··· SUPPLIED DATA
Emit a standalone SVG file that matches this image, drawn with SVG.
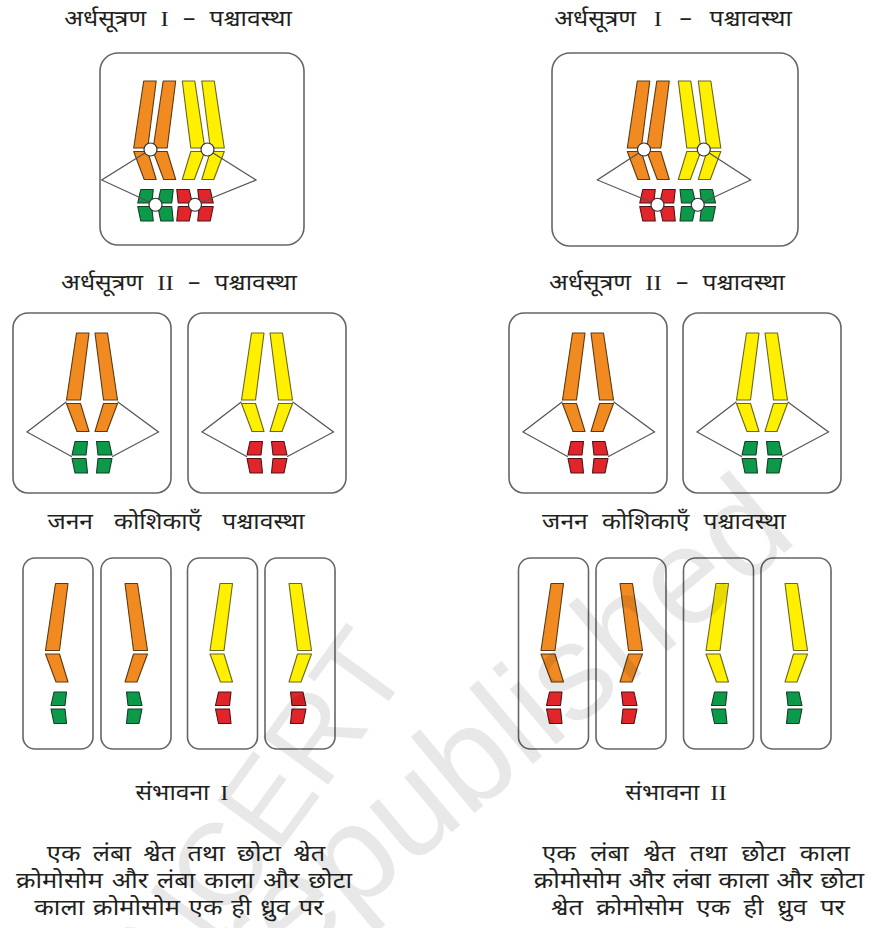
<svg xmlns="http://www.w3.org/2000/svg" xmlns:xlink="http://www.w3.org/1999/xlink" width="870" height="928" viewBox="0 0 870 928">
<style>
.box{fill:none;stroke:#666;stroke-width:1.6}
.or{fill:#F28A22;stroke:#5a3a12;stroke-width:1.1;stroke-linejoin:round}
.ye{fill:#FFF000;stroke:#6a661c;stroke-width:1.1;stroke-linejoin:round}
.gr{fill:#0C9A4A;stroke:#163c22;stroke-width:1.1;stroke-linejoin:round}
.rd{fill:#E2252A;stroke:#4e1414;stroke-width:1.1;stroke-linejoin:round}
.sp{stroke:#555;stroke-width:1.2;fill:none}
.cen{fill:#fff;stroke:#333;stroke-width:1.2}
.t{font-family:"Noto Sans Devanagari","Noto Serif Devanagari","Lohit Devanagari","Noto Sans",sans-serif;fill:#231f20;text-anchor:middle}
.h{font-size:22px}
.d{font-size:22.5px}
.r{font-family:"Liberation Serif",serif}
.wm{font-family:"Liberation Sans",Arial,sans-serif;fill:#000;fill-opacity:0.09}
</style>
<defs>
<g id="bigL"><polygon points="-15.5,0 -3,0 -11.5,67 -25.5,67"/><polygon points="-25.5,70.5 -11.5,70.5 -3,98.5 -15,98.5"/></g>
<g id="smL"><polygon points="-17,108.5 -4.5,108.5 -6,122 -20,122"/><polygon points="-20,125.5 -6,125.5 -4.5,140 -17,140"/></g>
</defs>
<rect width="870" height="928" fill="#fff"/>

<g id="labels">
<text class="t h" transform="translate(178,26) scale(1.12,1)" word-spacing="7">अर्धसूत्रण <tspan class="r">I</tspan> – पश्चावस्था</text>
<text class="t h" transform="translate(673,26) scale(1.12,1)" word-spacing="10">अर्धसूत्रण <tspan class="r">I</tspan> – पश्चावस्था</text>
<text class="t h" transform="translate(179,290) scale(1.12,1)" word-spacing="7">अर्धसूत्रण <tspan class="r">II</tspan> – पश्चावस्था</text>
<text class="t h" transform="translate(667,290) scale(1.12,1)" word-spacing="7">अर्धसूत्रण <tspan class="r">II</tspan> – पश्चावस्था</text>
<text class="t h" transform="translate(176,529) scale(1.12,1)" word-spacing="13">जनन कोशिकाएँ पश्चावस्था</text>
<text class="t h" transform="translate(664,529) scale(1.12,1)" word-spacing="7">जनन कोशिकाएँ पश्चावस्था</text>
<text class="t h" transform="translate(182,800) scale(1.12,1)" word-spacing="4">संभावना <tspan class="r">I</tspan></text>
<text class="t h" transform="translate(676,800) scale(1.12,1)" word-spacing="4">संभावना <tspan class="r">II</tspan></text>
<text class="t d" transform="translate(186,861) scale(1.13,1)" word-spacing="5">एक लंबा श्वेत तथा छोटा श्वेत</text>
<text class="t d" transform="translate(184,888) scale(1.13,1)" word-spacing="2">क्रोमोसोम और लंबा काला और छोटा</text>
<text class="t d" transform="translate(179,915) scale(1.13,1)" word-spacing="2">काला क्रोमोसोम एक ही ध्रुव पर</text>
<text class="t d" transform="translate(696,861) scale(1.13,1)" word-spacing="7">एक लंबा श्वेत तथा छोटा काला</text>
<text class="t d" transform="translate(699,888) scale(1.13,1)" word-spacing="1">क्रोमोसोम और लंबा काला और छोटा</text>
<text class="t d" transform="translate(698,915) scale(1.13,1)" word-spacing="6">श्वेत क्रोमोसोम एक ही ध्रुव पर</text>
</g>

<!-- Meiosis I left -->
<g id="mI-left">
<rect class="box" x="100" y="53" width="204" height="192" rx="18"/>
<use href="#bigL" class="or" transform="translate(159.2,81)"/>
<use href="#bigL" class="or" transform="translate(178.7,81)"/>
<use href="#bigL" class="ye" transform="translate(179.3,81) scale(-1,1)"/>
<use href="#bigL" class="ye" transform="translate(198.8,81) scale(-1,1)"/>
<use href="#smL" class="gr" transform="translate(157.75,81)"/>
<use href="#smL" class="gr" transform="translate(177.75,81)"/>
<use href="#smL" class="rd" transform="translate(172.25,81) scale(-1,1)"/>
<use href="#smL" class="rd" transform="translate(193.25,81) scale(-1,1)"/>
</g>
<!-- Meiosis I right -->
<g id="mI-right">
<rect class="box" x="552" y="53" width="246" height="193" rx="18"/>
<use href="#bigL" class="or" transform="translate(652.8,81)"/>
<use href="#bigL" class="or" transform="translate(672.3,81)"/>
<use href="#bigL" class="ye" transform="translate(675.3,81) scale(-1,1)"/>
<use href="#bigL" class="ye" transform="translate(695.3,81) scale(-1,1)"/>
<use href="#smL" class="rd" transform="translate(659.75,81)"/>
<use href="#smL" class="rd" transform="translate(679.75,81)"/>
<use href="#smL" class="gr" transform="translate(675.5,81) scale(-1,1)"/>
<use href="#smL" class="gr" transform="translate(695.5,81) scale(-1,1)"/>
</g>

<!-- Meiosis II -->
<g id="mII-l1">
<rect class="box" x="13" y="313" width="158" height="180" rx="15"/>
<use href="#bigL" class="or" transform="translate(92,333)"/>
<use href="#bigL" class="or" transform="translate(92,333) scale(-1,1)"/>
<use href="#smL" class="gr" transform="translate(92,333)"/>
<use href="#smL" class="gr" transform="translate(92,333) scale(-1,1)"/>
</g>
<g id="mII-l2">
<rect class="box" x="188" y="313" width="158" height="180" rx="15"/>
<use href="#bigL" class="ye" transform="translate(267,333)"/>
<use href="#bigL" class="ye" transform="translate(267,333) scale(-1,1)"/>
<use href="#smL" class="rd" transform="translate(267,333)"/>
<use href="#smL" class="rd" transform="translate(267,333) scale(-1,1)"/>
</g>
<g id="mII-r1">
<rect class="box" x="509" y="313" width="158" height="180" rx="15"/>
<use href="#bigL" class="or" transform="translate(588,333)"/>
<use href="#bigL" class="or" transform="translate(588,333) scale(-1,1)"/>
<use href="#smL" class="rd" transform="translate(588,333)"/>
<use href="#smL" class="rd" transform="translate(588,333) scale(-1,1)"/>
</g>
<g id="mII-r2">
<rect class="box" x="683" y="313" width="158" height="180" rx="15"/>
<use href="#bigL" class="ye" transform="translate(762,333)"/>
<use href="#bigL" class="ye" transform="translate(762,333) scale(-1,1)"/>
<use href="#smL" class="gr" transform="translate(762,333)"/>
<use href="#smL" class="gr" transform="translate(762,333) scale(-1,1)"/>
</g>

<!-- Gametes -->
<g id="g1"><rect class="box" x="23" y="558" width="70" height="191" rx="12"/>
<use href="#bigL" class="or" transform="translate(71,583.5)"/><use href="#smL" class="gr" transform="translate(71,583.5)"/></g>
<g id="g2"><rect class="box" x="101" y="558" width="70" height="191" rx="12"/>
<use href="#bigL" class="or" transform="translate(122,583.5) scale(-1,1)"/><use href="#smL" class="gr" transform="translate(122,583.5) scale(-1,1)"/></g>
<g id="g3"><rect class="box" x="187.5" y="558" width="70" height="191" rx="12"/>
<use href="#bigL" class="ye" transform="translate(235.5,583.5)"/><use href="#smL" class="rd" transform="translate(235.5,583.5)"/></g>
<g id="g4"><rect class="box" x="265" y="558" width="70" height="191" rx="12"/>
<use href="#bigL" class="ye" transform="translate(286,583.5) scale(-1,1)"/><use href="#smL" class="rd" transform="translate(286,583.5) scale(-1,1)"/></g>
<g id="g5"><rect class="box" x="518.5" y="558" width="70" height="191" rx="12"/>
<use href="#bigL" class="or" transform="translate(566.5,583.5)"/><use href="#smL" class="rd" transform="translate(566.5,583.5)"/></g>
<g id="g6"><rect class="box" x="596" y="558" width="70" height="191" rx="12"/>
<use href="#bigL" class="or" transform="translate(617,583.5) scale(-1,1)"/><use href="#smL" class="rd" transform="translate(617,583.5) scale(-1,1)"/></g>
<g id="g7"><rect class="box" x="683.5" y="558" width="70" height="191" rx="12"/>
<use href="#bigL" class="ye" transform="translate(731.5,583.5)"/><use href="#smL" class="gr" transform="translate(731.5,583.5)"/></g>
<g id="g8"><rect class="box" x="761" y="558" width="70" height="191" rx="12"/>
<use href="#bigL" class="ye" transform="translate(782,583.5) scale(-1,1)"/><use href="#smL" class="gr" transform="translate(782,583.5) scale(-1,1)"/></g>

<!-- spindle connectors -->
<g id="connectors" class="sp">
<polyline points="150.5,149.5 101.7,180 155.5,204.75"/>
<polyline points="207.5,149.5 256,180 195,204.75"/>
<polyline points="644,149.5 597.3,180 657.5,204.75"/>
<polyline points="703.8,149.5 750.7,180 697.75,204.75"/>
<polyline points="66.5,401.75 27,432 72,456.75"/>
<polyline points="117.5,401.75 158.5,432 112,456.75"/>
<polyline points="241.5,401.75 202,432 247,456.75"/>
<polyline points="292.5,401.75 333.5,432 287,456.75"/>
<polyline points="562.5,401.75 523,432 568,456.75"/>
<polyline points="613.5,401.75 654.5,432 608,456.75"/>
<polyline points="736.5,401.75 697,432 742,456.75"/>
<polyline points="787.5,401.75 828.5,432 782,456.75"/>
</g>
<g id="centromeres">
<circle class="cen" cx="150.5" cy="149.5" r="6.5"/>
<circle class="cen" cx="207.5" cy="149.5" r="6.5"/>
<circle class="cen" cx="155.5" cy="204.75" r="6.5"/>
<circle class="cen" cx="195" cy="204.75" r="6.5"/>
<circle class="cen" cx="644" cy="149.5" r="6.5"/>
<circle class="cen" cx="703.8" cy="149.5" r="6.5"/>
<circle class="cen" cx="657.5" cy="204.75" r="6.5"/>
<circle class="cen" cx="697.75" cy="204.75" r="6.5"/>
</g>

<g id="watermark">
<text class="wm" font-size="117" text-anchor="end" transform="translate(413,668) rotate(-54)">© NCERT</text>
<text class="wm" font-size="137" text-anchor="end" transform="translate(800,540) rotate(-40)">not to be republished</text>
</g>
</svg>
······
··· SUPPLIED DATA
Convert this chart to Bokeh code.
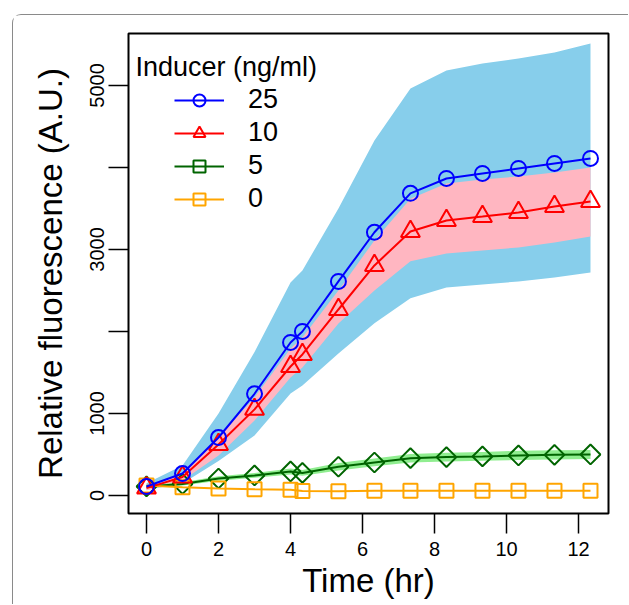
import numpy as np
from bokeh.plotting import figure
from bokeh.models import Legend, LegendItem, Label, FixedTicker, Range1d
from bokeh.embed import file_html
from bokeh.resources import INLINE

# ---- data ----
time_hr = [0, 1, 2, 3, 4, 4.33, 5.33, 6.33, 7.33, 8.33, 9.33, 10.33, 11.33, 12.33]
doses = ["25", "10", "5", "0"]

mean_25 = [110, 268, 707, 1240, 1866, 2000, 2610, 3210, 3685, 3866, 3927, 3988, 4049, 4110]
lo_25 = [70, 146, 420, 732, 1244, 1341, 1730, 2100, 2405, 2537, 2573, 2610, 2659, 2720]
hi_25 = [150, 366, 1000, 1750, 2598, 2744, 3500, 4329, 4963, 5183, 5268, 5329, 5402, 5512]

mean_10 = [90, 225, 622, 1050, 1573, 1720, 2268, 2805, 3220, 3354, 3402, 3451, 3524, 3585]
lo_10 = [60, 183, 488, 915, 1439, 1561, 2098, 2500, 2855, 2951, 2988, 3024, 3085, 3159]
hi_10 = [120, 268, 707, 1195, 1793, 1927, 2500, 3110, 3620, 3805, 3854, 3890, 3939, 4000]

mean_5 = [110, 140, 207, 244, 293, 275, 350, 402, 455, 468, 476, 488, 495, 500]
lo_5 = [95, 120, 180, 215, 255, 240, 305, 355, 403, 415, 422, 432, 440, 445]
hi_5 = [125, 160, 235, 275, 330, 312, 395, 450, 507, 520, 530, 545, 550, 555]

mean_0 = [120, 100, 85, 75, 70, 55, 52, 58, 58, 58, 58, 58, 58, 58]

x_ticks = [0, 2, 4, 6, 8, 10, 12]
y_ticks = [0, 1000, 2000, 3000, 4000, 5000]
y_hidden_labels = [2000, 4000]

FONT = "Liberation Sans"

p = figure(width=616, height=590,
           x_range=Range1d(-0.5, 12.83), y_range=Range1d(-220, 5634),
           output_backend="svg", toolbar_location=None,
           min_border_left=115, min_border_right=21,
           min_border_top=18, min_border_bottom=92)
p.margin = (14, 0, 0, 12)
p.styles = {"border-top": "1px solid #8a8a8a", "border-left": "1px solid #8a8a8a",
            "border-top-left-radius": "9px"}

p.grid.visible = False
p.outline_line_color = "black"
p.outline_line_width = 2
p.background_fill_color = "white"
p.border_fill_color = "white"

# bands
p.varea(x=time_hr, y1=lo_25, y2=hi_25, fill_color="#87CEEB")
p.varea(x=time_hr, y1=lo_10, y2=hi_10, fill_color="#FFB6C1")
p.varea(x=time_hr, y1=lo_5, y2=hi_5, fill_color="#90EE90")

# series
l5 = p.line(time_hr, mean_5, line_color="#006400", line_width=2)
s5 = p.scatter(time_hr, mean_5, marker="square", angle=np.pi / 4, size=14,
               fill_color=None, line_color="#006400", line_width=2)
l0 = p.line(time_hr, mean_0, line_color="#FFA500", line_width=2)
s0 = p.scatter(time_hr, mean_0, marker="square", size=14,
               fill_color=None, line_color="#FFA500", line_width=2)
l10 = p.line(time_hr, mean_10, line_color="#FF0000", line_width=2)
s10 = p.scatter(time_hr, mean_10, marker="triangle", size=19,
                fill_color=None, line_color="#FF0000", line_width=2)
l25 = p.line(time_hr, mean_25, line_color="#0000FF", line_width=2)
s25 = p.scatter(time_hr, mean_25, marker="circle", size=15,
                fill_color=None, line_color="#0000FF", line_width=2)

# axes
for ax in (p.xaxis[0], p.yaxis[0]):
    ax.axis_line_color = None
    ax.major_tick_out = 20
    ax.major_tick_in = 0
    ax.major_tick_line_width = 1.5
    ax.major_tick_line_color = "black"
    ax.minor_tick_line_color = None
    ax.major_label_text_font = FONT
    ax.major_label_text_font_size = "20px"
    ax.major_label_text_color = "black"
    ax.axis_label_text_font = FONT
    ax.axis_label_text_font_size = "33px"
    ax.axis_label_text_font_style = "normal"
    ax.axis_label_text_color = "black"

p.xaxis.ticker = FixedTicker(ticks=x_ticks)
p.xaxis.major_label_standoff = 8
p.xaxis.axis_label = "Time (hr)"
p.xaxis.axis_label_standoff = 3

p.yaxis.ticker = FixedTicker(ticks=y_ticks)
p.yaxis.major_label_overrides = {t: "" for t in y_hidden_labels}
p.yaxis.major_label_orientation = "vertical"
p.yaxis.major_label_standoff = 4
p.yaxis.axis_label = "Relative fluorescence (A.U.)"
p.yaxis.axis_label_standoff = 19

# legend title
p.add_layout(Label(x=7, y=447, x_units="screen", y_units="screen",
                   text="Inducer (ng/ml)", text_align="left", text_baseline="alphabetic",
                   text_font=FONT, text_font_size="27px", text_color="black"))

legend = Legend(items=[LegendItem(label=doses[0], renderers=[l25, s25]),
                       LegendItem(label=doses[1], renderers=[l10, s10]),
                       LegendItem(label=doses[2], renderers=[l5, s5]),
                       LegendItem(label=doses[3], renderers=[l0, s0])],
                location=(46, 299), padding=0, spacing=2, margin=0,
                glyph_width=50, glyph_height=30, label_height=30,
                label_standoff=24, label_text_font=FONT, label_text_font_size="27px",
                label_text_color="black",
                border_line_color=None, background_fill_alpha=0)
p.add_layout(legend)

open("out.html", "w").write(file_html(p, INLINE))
······
··· SUPPLIED DATA
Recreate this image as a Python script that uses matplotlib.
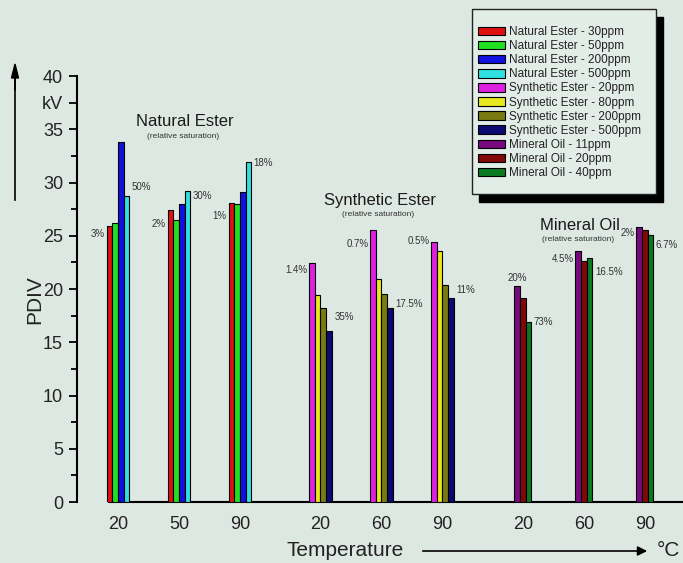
······
Return all lines with the word "this" in them.

◆ **TASK ANSWER**:
Emit a standalone SVG file that matches this image, drawn with SVG.
Convert this chart to Bokeh code.
Recreate this image as a Python script that uses matplotlib.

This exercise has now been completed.